Realtime, Streaming Consumer-Facing UX
In keeping with the idea of designing our way out of distributed problems, what if we designed the user-facing portion of our app in such a way that it never actually waited? What if it didn’t care (mostly) about the time it took to complete requests?
While not all domains can support this kind of design, a surprising number of them can be adapted to this approach. Let’s take our AR goggles example. Instead of a specific user action causing a discrete request-response interaction with “the cloud” that has implicit or explicit deadline management, we could instead send a steady stream of our location to the cloud (or, better yet, the closest edge gateway Super cool optimization idea: we know ahead of time a low-res vague idea of where the user is, so we can bind their streams specifically to shards containing the subset of AR objects “living” in that same general area. This could dramatically speed up queries. Want to know a cool way to hash/shard geolocations?
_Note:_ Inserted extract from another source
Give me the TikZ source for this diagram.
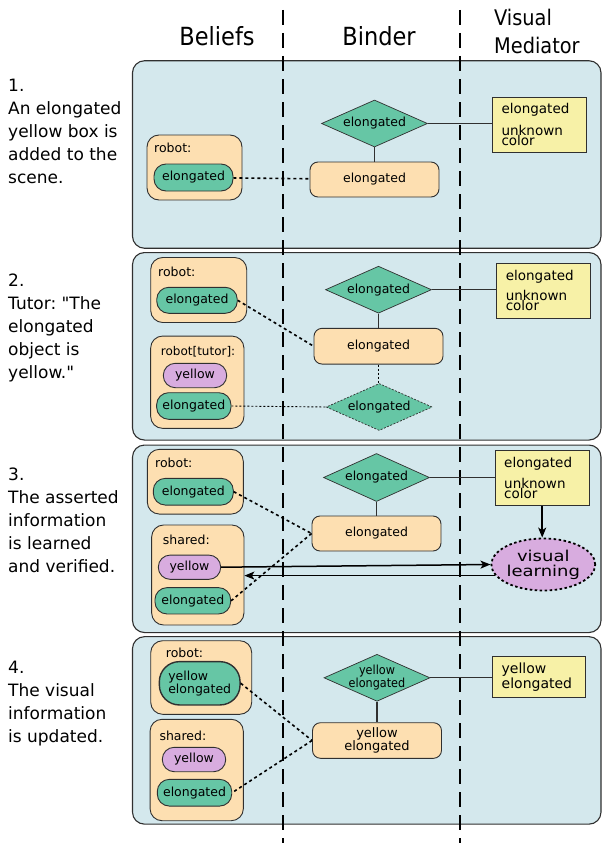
\documentclass[tikz,border=0pt]{standalone}
\usepackage{fontspec}
\setmainfont{DejaVu Sans}
\newfontfamily\stepfont{DejaVu Sans}
\newfontfamily\headfont{DejaVu Sans Condensed}
\newfontfamily\widefont{DejaVu Sans}[FakeStretch=1.2]
\usetikzlibrary{shapes.geometric,arrows.meta}

\definecolor{panelblue}{HTML}{D4E8ED}
\definecolor{beliefpeach}{HTML}{FDDFB1}
\definecolor{featgreen}{HTML}{66C6A5}
\definecolor{featlilac}{HTML}{D8ACDF}
\definecolor{medyellow}{HTML}{F7F1A7}
\definecolor{edgegray}{HTML}{303030}

\tikzset{
    panel/.style={draw=edgegray, line width=1.1pt, fill=panelblue, rounded corners=12pt, inner sep=0pt},
    belief/.style={draw=edgegray, line width=0.9pt, fill=beliefpeach, rounded corners=12pt, inner sep=0pt},
    feat/.style={draw=edgegray, line width=0.9pt, fill=featgreen, rounded corners=12pt, inner sep=0pt, font=\fontsize{12.5}{13}\selectfont},
    colfeat/.style={feat, fill=featlilac},
    union/.style={diamond, aspect=2.3, draw=edgegray, line width=0.7pt, fill=featgreen, inner sep=0pt, minimum width=106pt, minimum height=47pt, font=\fontsize{12.5}{13}\selectfont},
    proxy/.style={draw=edgegray, line width=0.9pt, fill=beliefpeach, rounded corners=8pt, inner sep=0pt, minimum width=129pt, minimum height=35pt, font=\fontsize{12.5}{12}\selectfont, align=center},
    medbox/.style={draw=edgegray, line width=0.9pt, fill=medyellow, inner xsep=9pt, inner ysep=0pt, text width=76pt, align=left, minimum height=55pt, font=\fontsize{13.5}{13}\selectfont},
    learn/.style={ellipse, draw=black, line width=1.8pt, dash pattern=on 2.5pt off 2.5pt, fill=featlilac, inner sep=0pt, minimum width=100pt, minimum height=52pt, align=center, font=\widefont\fontsize{15}{15}\selectfont},
    lbl/.style={anchor=west, inner sep=0pt, font=\fontsize{12.5}{13}\selectfont},
    link/.style={draw=edgegray, line width=1.1pt},
    bindlink/.style={line width=1.6pt, dash pattern=on 3pt off 3pt},
    weaklink/.style={line width=0.9pt, dash pattern=on 2pt off 2pt},
    flow/.style={line width=1.5pt, -{Stealth[length=10pt,width=8pt,inset=2.5pt]}},
    divider/.style={line width=1.6pt, dash pattern=on 15pt off 8pt},
    head/.style={inner sep=0pt, font=\headfont\fontsize{25}{28}\selectfont, align=center},
    steptext/.style={anchor=north west, inner sep=0pt, align=left, font=\stepfont\fontsize{17}{23}\selectfont}
}

\begin{document}
\frenchspacing
\begin{tikzpicture}[x=1pt,y=-1pt]
            \useasboundingbox (0,0) rectangle (602,843);

            \node[panel, minimum width=468.5pt, minimum height=187.5pt] (panelA) at (366.75,154.5) {};
            \node[panel, minimum width=468.5pt, minimum height=187.5pt] (panelB) at (366.75,346.3) {};
            \node[panel, minimum width=468.5pt, minimum height=187.5pt] (panelC) at (366.75,538.8) {};
            \node[panel, minimum width=468.5pt, minimum height=187.5pt] (panelD) at (366.75,730.4) {};

            \draw[divider] (283,10) -- (283,843);
            \draw[divider] (460,10) -- (460,843);

            \node[head] (hBeliefs) at (217,36.5) {Beliefs};
            \node[head] (hBinder) at (379,36.5) {Binder};
            \node[head, anchor=west, align=left, font=\headfont\fontsize{21.5}{28}\selectfont] (hMediator) at (494,31.5) {Visual\\Mediator};

            \node[steptext] (stepA) at (8,79) {1.\\An elongated\\yellow box is\\added to the\\scene.};
            \node[steptext] (stepB) at (8,274) {2.\\Tutor: "The\\elongated\\object is\\yellow."};
            \node[steptext] (stepC) at (8,468) {3.\\The asserted\\information\\is learned\\and verified.};
            \node[steptext] (stepD) at (8,661) {4.\\The visual\\information\\is updated.};

            \node[belief, minimum width=95pt, minimum height=65pt] (robotA) at (194.5,167.5) {};
            \node[lbl] (robotAlbl) at (154,148) {robot:};
            \node[feat, minimum width=79pt, minimum height=27pt] (featA) at (193.5,177.5) {elongated};
            \node[union] (unionA) at (374.5,123.5) {elongated};
            \node[proxy] (proxyA) at (374.5,179.5) {elongated};
            \node[medbox] (medA) at (539.5,124.5) {elongated\\[8pt]unknown\\[-3.7pt]color};

            \draw[link] (unionA) -- (proxyA);
            \draw[link] (unionA.east) -- (unionA.east -| medA.west);
            \draw[bindlink] (featA) -- (proxyA);

            \node[belief, minimum width=96pt, minimum height=65pt] (robotB) at (198.7,290) {};
            \node[lbl] (robotBlbl) at (158,271.5) {robot:};
            \node[feat, minimum width=80.5pt, minimum height=26pt] (featB) at (197,300.3) {elongated};
            \node[belief, minimum width=93.3pt, minimum height=92.3pt] (tutorB) at (197.3,382.2) {};
            \node[lbl, font=\fontsize{12}{13}\selectfont] (tutorBlbl) at (160.7,351.7) {robot[tutor]:};
            \node[colfeat, minimum width=63.4pt, minimum height=24.4pt] (colB) at (195,375.5) {yellow};
            \node[feat, minimum width=74.3pt, minimum height=26.6pt] (featBt) at (193.8,406) {elongated};
            \node[union] (unionB) at (378.5,289.7) {elongated};
            \node[proxy, minimum height=35.7pt] (proxyB) at (378.5,346.2) {elongated};
            \node[union, dash pattern=on 2pt off 1.5pt] (ghostB) at (379.2,407) {elongated};
            \node[medbox] (medB) at (543.8,290.8) {elongated\\[6pt]unknown\\[-3pt]color};

            \draw[link] (unionB) -- (proxyB);
            \draw[link] (unionB.east) -- (unionB.east -| medB.west);
            \draw[bindlink] (featB.east) -- (proxyB.west);
            \draw[weaklink] (featBt.east) -- (ghostB.west);
            \draw[weaklink] (proxyB.south) -- (proxyB.south |- ghostB.north);

            \node[belief, minimum width=96pt, minimum height=64.7pt] (robotC) at (195.3,481.7) {};
            \node[lbl] (robotClbl) at (155,462.7) {robot:};
            \node[feat, minimum width=80pt, minimum height=26.7pt] (featC) at (193.3,491.7) {elongated};
            \node[belief, minimum width=92.3pt, minimum height=100pt] (sharedC) at (197.8,575) {};
            \node[lbl] (sharedClbl) at (162.7,540) {shared:};
            \node[colfeat, minimum width=62.4pt, minimum height=24.3pt] (colC) at (189.5,567.2) {yellow};
            \node[feat, minimum width=75.7pt, minimum height=26.3pt] (featCs) at (192.8,600.8) {elongated};
            \node[union, minimum height=48pt] (unionC) at (376.5,477.5) {elongated};
            \node[proxy] (proxyC) at (376.5,533.5) {elongated};
            \node[medbox] (medC) at (542.2,478.3) {elongated\\[7pt]unknown\\[-3pt]color};
            \node[learn] (learnC) at (543.3,564.5) {visual\\learning};

            \draw[link] (unionC) -- (proxyC);
            \draw[link] (unionC.east) -- (unionC.east -| medC.west);
            \draw[bindlink] (featC.east) -- (proxyC.west);
            \draw[bindlink] (proxyC.west) -- (featCs.east);
            \draw[flow] (medC.south) -- (medC.south |- learnC.north);
            \draw[flow] (colC.east) -- (learnC.west);
            \draw[flow] (learnC.193) -- (learnC.193 -| sharedC.east);

            \node[belief, minimum width=101pt, minimum height=73.6pt] (robotD) at (201.2,677.5) {};
            \node[lbl] (robotDlbl) at (165.7,653.3) {robot:};
            \node[feat, minimum width=80.7pt, minimum height=43.3pt, rounded corners=20pt, line width=1.4pt, align=left, font=\fontsize{12.5}{13.3}\selectfont] (featD) at (199.7,683.3) {yellow\\elongated};
            \node[belief, minimum width=93.3pt, minimum height=101.4pt] (sharedD) at (196.7,770) {};
            \node[lbl] (sharedDlbl) at (159.3,736) {shared:};
            \node[colfeat, minimum width=63.4pt, minimum height=24.4pt] (colD) at (194,759.5) {yellow};
            \node[feat, minimum width=74.4pt, minimum height=26.7pt] (featDs) at (194.5,792.7) {elongated};
            \node[union] (unionD) at (377,677.8) {};
            \node[inner sep=0pt, align=center, font=\headfont\fontsize{12.5}{12.7}\selectfont] (unionDtxt) at (unionD) {yellow\\elongated};
            \node[proxy, minimum height=35.6pt, font=\fontsize{13}{12}\selectfont] (proxyD) at (377,740.5) {yellow\\elongated};
            \node[medbox, minimum height=41.7pt, text width=75pt, font=\fontsize{14}{15}\selectfont] (medD) at (539.2,676.8) {yellow\\elongated};

            \draw[link] (unionD) -- (proxyD);
            \draw[link] (unionD.east) -- (unionD.east -| medD.west);
            \draw[bindlink] (featD.east) -- (proxyD.west);
            \draw[bindlink] (proxyD.west) -- (featDs.east);
\end{tikzpicture}
\end{document}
Check out Open Location Codes! ) and at the same time receive a steady stream of object discovery and object update events.
In the future when a ubiquitous 3D map/point cloud of most locations in the world exists, we could also stream in collider boxes, meshes, and physics information for our current location, which could inform how all of our AR objects interact with “reality”.
While the AR domain is super inspiring and making me nerd out quite a bit as I write this blog post, the point is that through clever and thoughtful design, instead of increasing the amount of code and complexity we need to support, we might be able to dramatically simplify the way everything works in a way that ultimately benefits our customer.
A strange game. The only winning move is not to play.
The best way to solve a distributed systems problem is not to have it in the first place.
Just as the best answer to the question, “how do you do distributed transactions?”, is you shouldn’t, one of the best ways to survive distributed systems deadlines is to not use them.
Deadlines and timeouts in any system of scale are a dangerous proposition. If you get them too high, your customers wait too long. If you get them too small, you chop off work before it’s complete. If you try and predict the best timeout values, you’ll probably be wrong.
Circuit breakers don’t solve the problem, they only limit the blast radius. If you absolutely positively must have timeouts and discrete request-reply patterns, then circuit breakers should be in place as a way to limit/predict the worst-case scenario.
If your domain can support it, the best solution might be to avoid request/response and fixed deadlines entirely, resorting instead to reactive, event-driven systems that react to streams of incoming data and supply that to users when appropriate.
Of course, there is no one size fits all solution. A hybrid of the above options is often found in real-world systems, where some pieces can be reactive and others require request-response NB: You can build a synchronous facade on top of an asynchronous system, but the reverse is not true. .
Finally, after all this bloviation, I’ll sum it all up as follows: before you jump down the rabbit hole of adding infinite complexity to a system, consider ways you might be able to sculpt the UX in such a way that you don’t need that complexity after all. There are real, working solutions to the deadline problem, but none of them are easy.